YOUR OBJECTIVE -
Leaving out every picture, quote the data below exactly as it appears.

━━━━━ MATERIALS PROVIDED

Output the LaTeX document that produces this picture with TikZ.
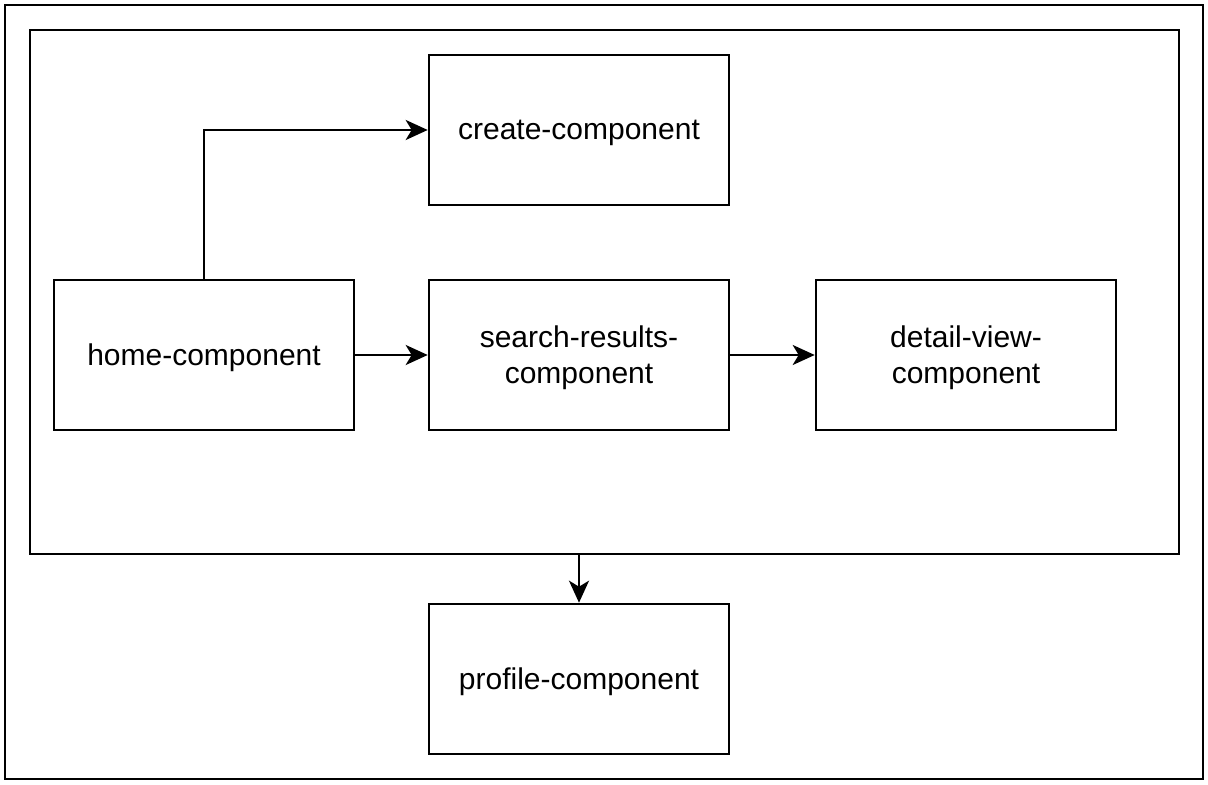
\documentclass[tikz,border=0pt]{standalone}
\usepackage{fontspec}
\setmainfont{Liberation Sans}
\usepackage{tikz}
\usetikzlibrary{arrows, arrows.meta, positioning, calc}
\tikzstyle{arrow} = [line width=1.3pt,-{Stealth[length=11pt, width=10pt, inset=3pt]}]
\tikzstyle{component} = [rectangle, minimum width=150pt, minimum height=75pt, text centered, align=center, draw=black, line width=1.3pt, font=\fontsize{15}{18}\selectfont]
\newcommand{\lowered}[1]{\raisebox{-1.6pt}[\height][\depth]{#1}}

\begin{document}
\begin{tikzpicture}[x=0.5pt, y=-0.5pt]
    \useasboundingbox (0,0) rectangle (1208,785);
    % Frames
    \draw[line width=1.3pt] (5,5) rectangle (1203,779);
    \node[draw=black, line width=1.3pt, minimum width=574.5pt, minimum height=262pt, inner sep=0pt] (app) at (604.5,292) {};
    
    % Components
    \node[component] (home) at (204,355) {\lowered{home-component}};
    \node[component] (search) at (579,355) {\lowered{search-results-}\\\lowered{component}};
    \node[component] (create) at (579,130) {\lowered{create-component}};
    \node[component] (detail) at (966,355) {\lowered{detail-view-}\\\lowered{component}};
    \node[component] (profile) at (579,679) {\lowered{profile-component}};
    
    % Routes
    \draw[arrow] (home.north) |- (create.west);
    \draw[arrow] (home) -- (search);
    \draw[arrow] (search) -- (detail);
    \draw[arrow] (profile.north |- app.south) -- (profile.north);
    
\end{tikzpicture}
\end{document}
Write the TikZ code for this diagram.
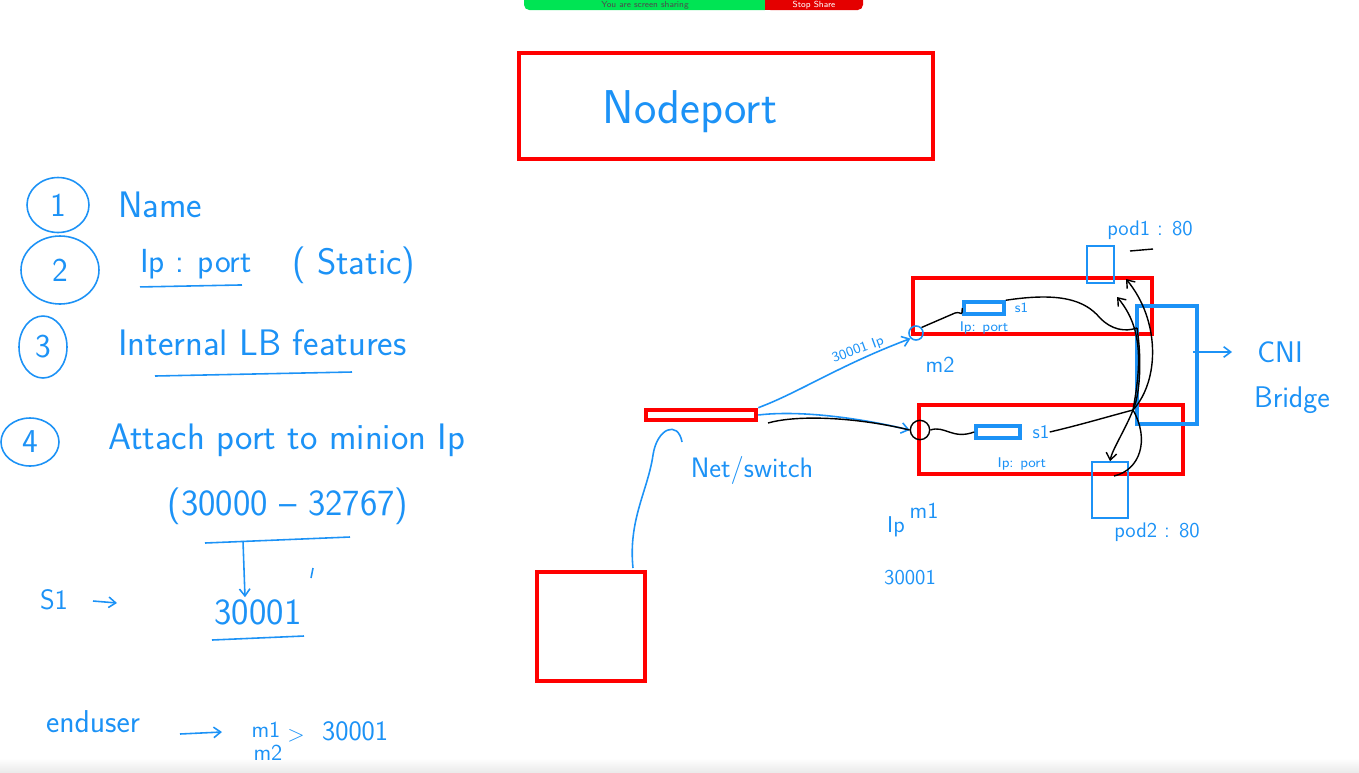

━━━━━━━━━━

EXPECTED ANSWER -
Output the LaTeX document that produces this picture with TikZ.
\documentclass[tikz,border=0pt]{standalone}
\usepackage{fontspec}
\setmainfont{Liberation Sans}
\usepackage{tikz}
\usetikzlibrary{arrows, arrows.meta, positioning, calc}
\tikzstyle{arrow} = [line width=1.3pt,-{Stealth[length=11pt, width=10pt, inset=3pt]}]
\tikzstyle{component} = [rectangle, minimum width=150pt, minimum height=75pt, text centered, align=center, draw=black, line width=1.3pt, font=\fontsize{15}{18}\selectfont]
\newcommand{\lowered}[1]{\raisebox{-1.6pt}[\height][\depth]{#1}}

\begin{document}
\begin{tikzpicture}[x=0.5pt, y=-0.5pt]
    \useasboundingbox (0,0) rectangle (1208,785);
    % Frames
    \draw[line width=1.3pt] (5,5) rectangle (1203,779);
    \node[draw=black, line width=1.3pt, minimum width=574.5pt, minimum height=262pt, inner sep=0pt] (app) at (604.5,292) {};
    
    % Components
    \node[component] (home) at (204,355) {\lowered{home-component}};
    \node[component] (search) at (579,355) {\lowered{search-results-}\\\lowered{component}};
    \node[component] (create) at (579,130) {\lowered{create-component}};
    \node[component] (detail) at (966,355) {\lowered{detail-view-}\\\lowered{component}};
    \node[component] (profile) at (579,679) {\lowered{profile-component}};
    
    % Routes
    \draw[arrow] (home.north) |- (create.west);
    \draw[arrow] (home) -- (search);
    \draw[arrow] (search) -- (detail);
    \draw[arrow] (profile.north |- app.south) -- (profile.north);
    
\end{tikzpicture}
\end{document}
Write the TikZ code for this diagram.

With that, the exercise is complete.